**YOUR INSTRUCTIONS:** Could the lines from the start of the data through the line with "from matplotlib.lines import Line2D" be set down exactly, with no pictures among them?
START
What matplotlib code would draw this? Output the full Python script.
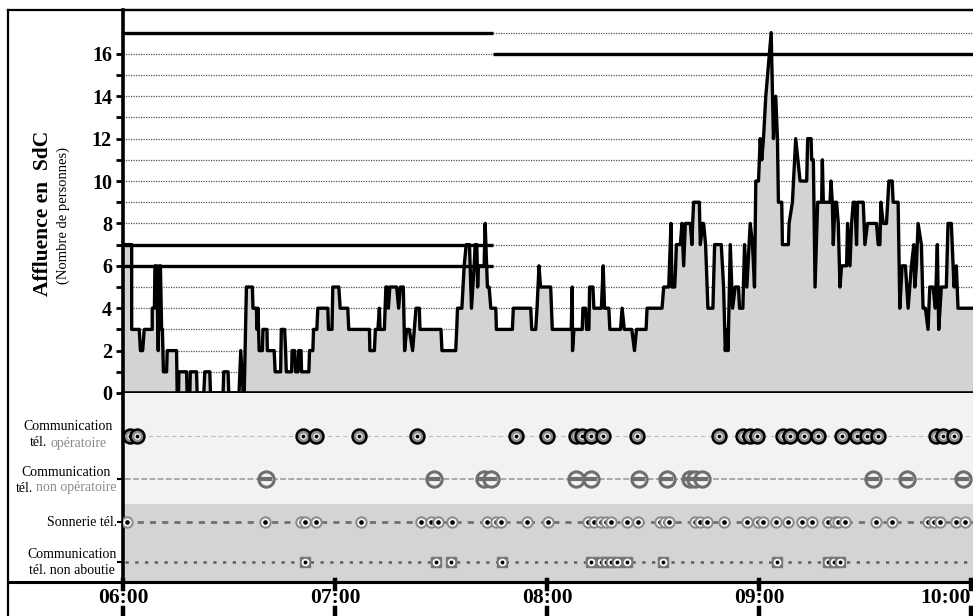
import matplotlib
matplotlib.use("Agg")
import matplotlib.pyplot as plt
import matplotlib.transforms as mtransforms
from matplotlib.lines import Line2D

# Affluence in the room: vertices of the trace (minutes after 06:00, persons)
t_min = [0.0, 2.46, 2.46, 4.60, 4.94, 5.56, 6.01, 8.27, 8.27, 8.89, 9.04, 9.52, 9.97, 10.31,
         10.59, 10.93, 11.15, 11.44, 12.34, 12.51, 15.16, 15.33, 15.73, 15.81, 17.99, 18.15,
         18.92, 19.06, 20.81, 20.98, 22.87, 23.15, 24.56, 24.76, 28.32, 28.52, 29.73, 29.93,
         32.84, 33.32, 34.02, 34.31, 34.93, 36.62, 36.79, 37.75, 37.92, 38.20, 38.54, 39.44,
         39.61, 40.74, 40.86, 42.78, 43.06, 44.61, 44.81, 45.74, 46.02, 46.22, 47.72, 47.86,
         48.56, 48.85, 49.55, 49.69, 50.40, 50.54, 52.60, 52.80, 53.73, 53.93, 54.86, 55.14,
         57.97, 58.16, 59.15, 59.38, 61.07, 61.47, 63.61, 63.90, 69.74, 69.88, 71.15, 71.43,
         72.14, 72.56, 72.76, 73.98, 74.40, 74.82, 75.10, 75.53, 77.45, 78.01, 78.49, 79.34,
         79.71, 80.27, 81.03, 81.97, 82.45, 82.93, 83.86, 84.05, 89.99, 90.27, 94.16, 94.45,
         94.67, 95.91, 96.56, 97.13, 98.06, 98.63, 99.39, 99.67, 100.15, 100.37, 100.60,
         102.21, 102.49, 102.92, 103.14, 103.62, 104.10, 105.51, 105.68, 110.20, 110.48,
         115.39, 115.68, 116.81, 117.18, 117.74, 118.17, 121.04, 121.50, 126.86, 127.14,
         127.23, 127.62, 129.97, 130.17, 130.93, 131.21, 131.86, 132.06, 132.99, 133.27,
         135.39, 135.90, 136.29, 137.50, 137.79, 140.81, 141.26, 141.88, 144.00, 144.76,
         145.33, 148.04, 148.32, 152.56, 153.04, 154.45, 155.10, 155.38, 156.14, 156.42,
         156.62, 157.75, 158.20, 158.68, 159.16, 160.57, 161.02, 161.22, 161.50, 163.11,
         163.40, 164.05, 164.33, 164.89, 165.54, 166.96, 167.44, 169.33, 169.98, 170.46,
         170.91, 171.25, 171.87, 172.52, 173.28, 174.21, 174.49, 175.43, 175.91, 176.56,
         177.52, 178.17, 178.73, 179.10, 179.86, 180.34, 180.79, 181.27, 181.92, 183.45,
         184.09, 184.74, 185.22, 185.50, 186.44, 186.63, 188.33, 188.52, 189.46, 190.39,
         191.63, 193.50, 193.78, 194.74, 194.91, 195.39, 195.87, 196.60, 197.73, 197.93,
         198.21, 200.10, 200.38, 200.75, 201.03, 201.51, 201.96, 202.44, 202.92, 203.37,
         204.79, 205.07, 205.75, 206.20, 206.68, 207.16, 207.61, 207.89, 209.50, 209.98,
         210.72, 213.26, 213.74, 214.22, 214.50, 215.15, 216.08, 216.76, 217.69, 217.97,
         219.38, 219.86, 220.51, 221.45, 222.21, 223.14, 223.82, 224.10, 224.55, 225.03,
         225.96, 226.44, 227.09, 227.85, 228.33, 229.26, 229.91, 230.47, 230.87, 231.61,
         233.02, 233.50, 234.43, 235.20, 235.85, 236.33, 240.60]
affluence = [7, 7, 3, 3, 2, 2, 3, 3, 4, 4, 6, 6, 2, 6,
             6, 3, 3, 1, 1, 2, 2, 0, 0, 1, 1, 0,
             0, 1, 1, 0, 0, 1, 1, 0, 0, 1, 1, 0,
             0, 2, 0, 0, 5, 5, 4, 4, 3, 4, 2, 2,
             3, 3, 2, 2, 1, 1, 3, 3, 2, 1, 1, 2,
             2, 1, 1, 2, 2, 1, 1, 2, 2, 3, 3, 4,
             4, 3, 3, 5, 5, 4, 4, 3, 3, 2, 2, 3,
             3, 4, 3, 3, 5, 5, 4, 5, 5, 4, 5, 5,
             2, 3, 3, 2, 3, 4, 4, 3, 3, 2, 2, 3,
             4, 4, 6, 7, 7, 4, 6, 7, 7, 5, 6,
             6, 8, 6, 5, 5, 4, 4, 3, 3, 4,
             4, 3, 3, 4, 6, 5, 5, 3, 3, 5,
             2, 3, 3, 4, 4, 3, 3, 5, 5, 4,
             4, 6, 4, 4, 3, 3, 4, 3, 3, 2,
             3, 3, 4, 4, 5, 5, 8, 5, 5, 6,
             7, 7, 8, 6, 8, 8, 7, 8, 9, 9,
             7, 8, 8, 7, 4, 4, 7, 7, 5, 2,
             3, 2, 7, 4, 5, 5, 4, 4, 7, 5,
             8, 7, 5, 10, 10, 12, 11, 12, 14, 17,
             12, 14, 12, 9, 9, 7, 7, 8, 9, 12,
             10, 10, 12, 12, 11, 11, 5, 9, 9, 11,
             9, 9, 10, 9, 7, 9, 9, 8, 5, 6,
             6, 8, 6, 8, 9, 9, 7, 9, 9, 7,
             8, 8, 7, 7, 9, 8, 8, 10, 10, 9,
             9, 4, 6, 6, 4, 6, 7, 5, 6, 8,
             7, 4, 4, 3, 5, 5, 4, 7, 3, 5,
             5, 8, 8, 5, 6, 4, 4]

y_major = [0, 2, 4, 6, 8, 10, 12, 14, 16]
y_minor = [1, 3, 5, 7, 9, 11, 13, 15]
hour_ticks = [0, 60, 120, 180, 240]
hour_labels = ["06:00", "07:00", "08:00", "09:00", "10:00"]

# Thresholds: (persons, from minute, to minute)
seuils = [(7, 0, 104.7), (6, 0, 104.7), (17, 0, 104.7), (16, 104.7, 240.6)]

# Phone events (minutes after 06:00)
comm_operatoire = [1.98, 3.95, 50.82, 54.49, 66.92, 83.20, 111.16, 119.90, 128.10, 129.97,
                   132.34, 135.81, 145.50, 168.56, 175.60, 177.49, 179.36, 186.89, 188.78,
                   192.82, 196.77, 203.38, 207.61, 210.44, 213.74, 230.20, 232.09, 235.20]
comm_non_operatoire = [40.57, 87.90, 102.21, 104.10, 128.10, 132.34, 145.98, 153.97, 160.57,
                       161.98, 163.85, 212.33, 222.01, 237.74]
sonnerie = [1.21, 40.09, 50.45, 51.38, 54.69, 67.40, 84.34, 87.16, 89.03, 93.09, 103.14,
            105.51, 106.92, 114.43, 120.37, 131.66, 133.27, 135.16, 136.57, 137.98, 142.67,
            145.77, 152.10, 153.31, 154.64, 161.98, 163.40, 165.26, 169.98, 176.56, 179.86,
            181.27, 184.74, 188.33, 192.09, 194.91, 199.63, 201.51, 202.44, 204.34, 213.00,
            217.69, 227.85, 229.54, 231.15, 235.85, 238.22]
comm_non_aboutie = [51.38, 88.57, 92.81, 107.21, 132.34, 135.25, 136.66, 138.07, 139.76,
                    142.67, 152.75, 185.03, 199.63, 201.32, 203.02]

# Lane captions: each line is (black prefix, grey suffix)
lane_labels = [
    [("Communication", ""), ("tél.", "opératoire")],
    [("Communication", ""), ("tél.", "non opératoire")],
    [("Sonnerie tél.", "")],
    [("Communication", ""), ("tél. non aboutie", "")],
]

SERIF = "Liberation Serif"
W, H = 973, 616
XMAX = 240.57

fig = plt.figure(figsize=(W / 100, H / 100), dpi=100)


def fx(px):
    return px / W


def fy(py):
    return 1 - py / H


# ---- upper panel: affluence ----
ax = fig.add_axes([fx(123), fy(393), fx(973) - fx(123), fy(10) - fy(393)])
ax.set_xlim(0, XMAX)
ax.set_ylim(0, 18.07)
for v in range(1, 18):
    ax.axhline(v, color="#555555", lw=0.9, ls=(0, (1, 1)), zorder=1)
ax.fill_between(t_min, affluence, 0, color="#d3d3d3", lw=0, zorder=2)
for v, a, b in seuils:
    ax.hlines(v, a, b, color="black", lw=2.4, zorder=3)
ax.plot(t_min, affluence, color="black", lw=2.4, zorder=4)

ax.spines["right"].set_visible(False)
ax.spines["top"].set_linewidth(1.6)
ax.spines["left"].set_linewidth(2.6)
ax.spines["bottom"].set_linewidth(2.6)
ax.spines["bottom"].set_zorder(6)
ax.set_xticks([])
ax.set_yticks(y_major)
ax.set_yticks(y_minor, minor=True)
ax.tick_params(axis="y", which="both", direction="out", length=5, width=2, pad=3)
ax.set_yticklabels([str(v) for v in y_major], fontsize=14.5, fontweight="bold",
                   family=SERIF)

fig.text(fx(43), fy(213), "Affluence en  SdC", rotation=90, ha="center", va="center",
         fontsize=15.5, fontweight="bold", family=SERIF)
fig.text(fx(63), fy(215), "(Nombre de personnes)", rotation=90, ha="center",
         va="center", fontsize=10.5, family=SERIF)

# ---- lower panel: phone events ----
ax2 = fig.add_axes([fx(123), fy(582), fx(973) - fx(123), fy(393) - fy(582)])
ax2.set_xlim(0, XMAX)
ax2.set_ylim(0, 189)
ax2.axhspan(78, 189, color="#f2f2f2", lw=0, zorder=0)
ax2.axhspan(0, 78, color="#d4d4d4", lw=0, zorder=0)
for s in ("top", "right"):
    ax2.spines[s].set_visible(False)
ax2.spines["left"].set_linewidth(2.6)
ax2.spines["bottom"].set_linewidth(2.2)
ax2.set_xticks([])

y_op, y_nop, y_son, y_nab = 146, 103, 60, 20
ax2.set_yticks([y_nop, y_son, y_nab])
ax2.set_yticklabels([])
ax2.tick_params(axis="y", direction="out", length=4, width=1.5)

x0 = 0.6
ax2.plot([x0, XMAX], [y_op] * 2, color="#bdbdbd", lw=0.8, ls=(0, (4, 3)), zorder=1)
ax2.plot([x0, XMAX], [y_nop] * 2, color="#a8a8a8", lw=1.4, ls=(0, (3, 1.2)), zorder=1)
ax2.plot([x0, XMAX], [y_son] * 2, color="#707070", lw=2.0, ls=(0, (2.2, 2.2)), zorder=1)
ax2.plot([x0, XMAX], [y_nab] * 2, color="#5e5e5e", lw=1.8, ls=(0, (1.3, 2.6)), zorder=1)

z = 5.0
for t in comm_operatoire:
    ax2.plot([t], [y_op], "o", ms=10, mfc="#8c8c8c", mec="black", mew=1.8, zorder=z)
    ax2.plot([t], [y_op], "o", ms=4.0, mfc="white", mec="white", mew=0.5, zorder=z + 0.001)
    ax2.plot([t], [y_op], "o", ms=1.8, mfc="black", mec="black", zorder=z + 0.002)
    z += 0.01
for t in comm_non_operatoire:
    ax2.plot([t], [y_nop], "o", ms=11, mfc="#f4f4f4", mec="#6e6e6e", mew=2.2, zorder=z)
    ax2.plot([t], [y_nop], "_", ms=8, mew=3, color="#6e6e6e", zorder=z + 0.001)
    z += 0.01
for t in sonnerie:
    ax2.plot([t], [y_son], "o", ms=7.5, mfc="#f2f2f2", mec="#8a8a8a", mew=1.4, zorder=z)
    ax2.plot([t], [y_son], "o", ms=2.3, mfc="black", mec="black", zorder=z + 0.001)
    z += 0.01
for t in comm_non_aboutie:
    ax2.plot([t], [y_nab], "s", ms=7.5, mfc="#777777", mec="#777777", zorder=z)
    ax2.plot([t], [y_nab], "o", ms=4.5, mfc="white", mec="white", zorder=z + 0.001)
    ax2.plot([t], [y_nab], "o", ms=1.8, mfc="black", mec="black", zorder=z + 0.002)
    z += 0.01

# ---- frame and time axis ----
for xs, ys, lw in [([fx(8), fx(8)], [fy(10), 0], 1.6),
                   ([fx(8), 1], [fy(10), fy(10)], 1.6),
                   ([fx(8), 1], [fy(582), fy(582)], 2.2)]:
    fig.add_artist(Line2D(xs, ys, color="black", lw=lw, transform=fig.transFigure))

blend = mtransforms.blended_transform_factory(ax2.transData, fig.transFigure)
for i, (t, lbl) in enumerate(zip(hour_ticks, hour_labels)):
    fig.add_artist(Line2D([t, t], [fy(580), fy(589)], color="black", lw=3.2,
                          transform=blend))
    fig.add_artist(Line2D([t, t], [fy(608), 0], color="black", lw=3.2, transform=blend))
    last = i == len(hour_ticks) - 1
    fig.text(t, fy(598), lbl, transform=blend, ha="right" if last else "center",
             va="center", fontsize=15.5, fontweight="bold", family=SERIF)

# ---- lane captions (two-colour lines) ----
renderer = fig.canvas.get_renderer()
CAP_SIZE = 10


def text_width(s):
    t = fig.text(0, 0, s, fontsize=CAP_SIZE, family=SERIF)
    w = t.get_window_extent(renderer).width
    t.remove()
    return w


def caption_line(black, grey, xpx, ypx, align):
    full = black + (" " + grey if grey else "")
    total = text_width(full)
    left = xpx - total / 2 if align == "center" else xpx - total
    fig.text(fx(left), fy(ypx), black, color="black", fontsize=CAP_SIZE, family=SERIF,
             ha="left", va="center")
    if grey:
        fig.text(fx(left + total), fy(ypx), grey, color="#8a8a8a", fontsize=CAP_SIZE,
                 family=SERIF, ha="right", va="center")


caption_pos = [(68, [427, 443], "center"), (66, [472, 488], "center"),
               (117, [523], "right"), (72, [555, 571], "center")]
for lines, (xc, ys, align) in zip(lane_labels, caption_pos):
    for (black, grey), ypx in zip(lines, ys):
        caption_line(black, grey, xc, ypx, align)

fig.savefig("out.png", dpi=100)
END
**FINISHED EXERCISE:**
What matplotlib code would draw this? Output the full Python script.
import matplotlib
matplotlib.use("Agg")
import matplotlib.pyplot as plt
import matplotlib.transforms as mtransforms
from matplotlib.lines import Line2D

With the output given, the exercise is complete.